In its rush to recreate the industrial revolution that made the West rich, China has absorbed most of the major industries that once made the West dirty. Spurred by strong state support, Chinese companies have become the dominant makers of steel, coke, aluminum, cement, chemicals, leather, paper and other goods that faced high costs, including tougher environmental rules, in other parts of the world. China has become the world’s factory, but also its smokestack.


This mass shift of polluting industries has blighted China’s economic rise. Double-digit growth rates have done less to improve people’s lives when the damages to the air, land, water and human health are considered, some economists say. Outmoded production equipment will have to be replaced or retrofitted at high cost if the country intends to reduce pollution.
China’s worsening environment has also upended the geopolitics of global warming. It produces and exports so many goods once made in the West that many wealthy countries can boast of declining carbon emissions, even while the world’s overall emissions are rising quickly, not falling.


China also lacks natural resources, including iron ore, oil and wood, for heavy industry and for its own rising consumer class. So its growth strains the environment as far away as Canada, Brazil, Australia and Indonesia, where it buys raw materials by the shipload.


The Ruhr Valley city of Dortmund, where ThyssenKrupp once made steel, still suffers from high unemployment because of the loss of jobs to lower-cost countries like China. But Germans can buy Chinese-made iPods, washing machines and cargo ships at prices that, because of lax pollution controls, do not reflect the toll on the environment. And outsourcing of polluting industries has given them cleaner air and water.


“It seems to me that China is making all the mistakes that we made in the 19th century,” says Wilhelm Grote, an environmental regulator in Dortmund, who recalls washing his father’s car as a child, only to see it immediately blanketed by soot. “They will find it is much more expensive to fix up later than to do it right from the start.”


Having ignored the environmental consequences of its industrial binge for years, the Communist Party leadership now says it is determined to develop a cleaner economic model.

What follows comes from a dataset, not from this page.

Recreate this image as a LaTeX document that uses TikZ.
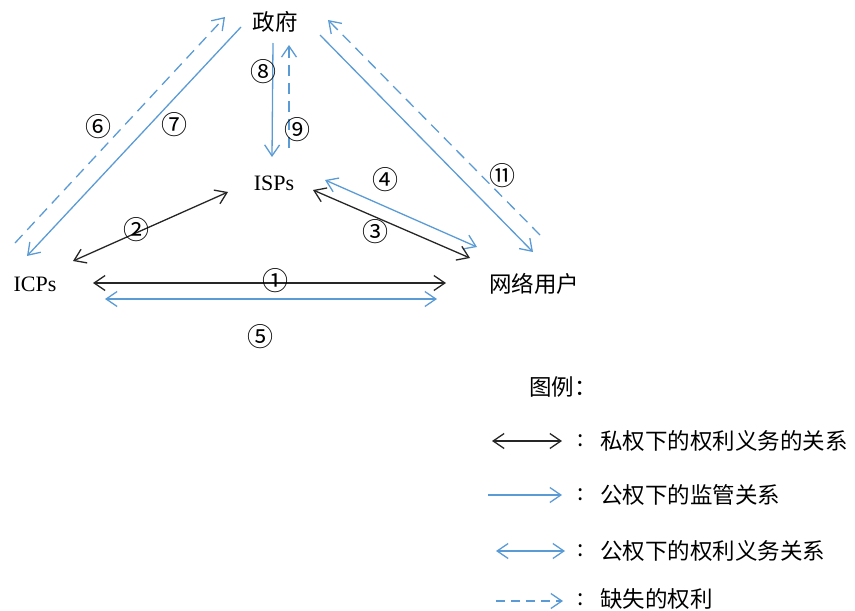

Beijing has tried to enforce ambitious — though so far unmet — targets to improve energy efficiency and reduce emissions.


Officials say they are especially concerned about the environmental burden of producing more than $1 trillion of goods each year for sale overseas. Of China’s total carbon emissions, which by some estimates now exceed those of the United States, just over a third are incurred in the course of making products for foreign consumers, according to the International Energy Agency.